VisioMath: Benchmarking Figure-based Mathematical Reasoning in LMMs
Can Li, Ying Liu, Ting Zhang, Mei Wang, Hua Huang
TL;DR
VisioMath targets diagram-based multimodal reasoning in mathematics by evaluating how LMMs ground textual cues to closely similar diagrams. It constructs a benchmark of $1800$ items with $8{,}070$ diagram options, balancing bias and ensuring reliability. Across models, accuracy declines with increasing inter-image similarity, and image–text misalignment emerges as the dominant failure mode. Alignment-oriented strategies—consolidated layouts, explicit visual–text anchors, and multi-image CoT fine-tuning—yield substantial gains, illustrating how lightweight alignment interventions can push LMMs toward deeper diagram understanding and grounded cross-modal reasoning.
Abstract
Large Multimodal Models have achieved remarkable progress in integrating vision and language, enabling strong performance across perception, reasoning, and domain-specific tasks.
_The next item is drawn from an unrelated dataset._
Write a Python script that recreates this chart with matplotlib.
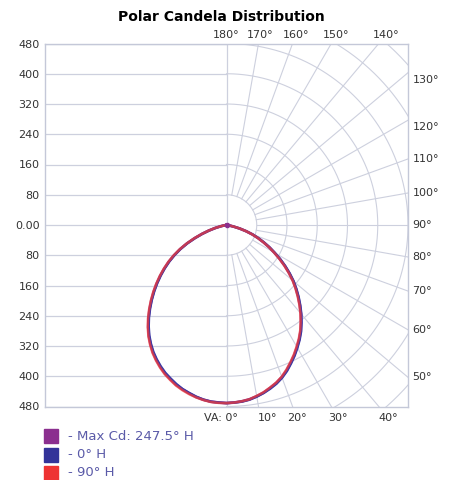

However, their capacity to reason over multiple, visually similar inputs remains insufficiently explored. Such fine-grained comparative reasoning is central to real-world tasks, especially in mathematics and education, where learners must often distinguish between nearly identical diagrams to identify correct solutions. To address this gap, we present VisioMath, a curated benchmark of 1,800 high-quality K-12 mathematics problems in which all candidate answers are diagrams with subtle visual similarities. A comprehensive evaluation of state-of-the-art LMMs, covering both leading closed-source systems and widely adopted open-source models, reveals a consistent decline in accuracy as inter-image similarity increases. Analysis indicates that the dominant failure mode stems from image-text misalignment: rather than grounding reasoning in textual cues, models often resort to shallow positional heuristics, resulting in systematic errors. We further explore three alignment-oriented strategies, spanning training-free approaches and finetuning, and achieve substantial accuracy gains. We hope that VisioMath will serve as a rigorous benchmark and catalyst for developing LMMs toward deeper diagram understanding, precise comparative reasoning, and grounded multi-image-text integration.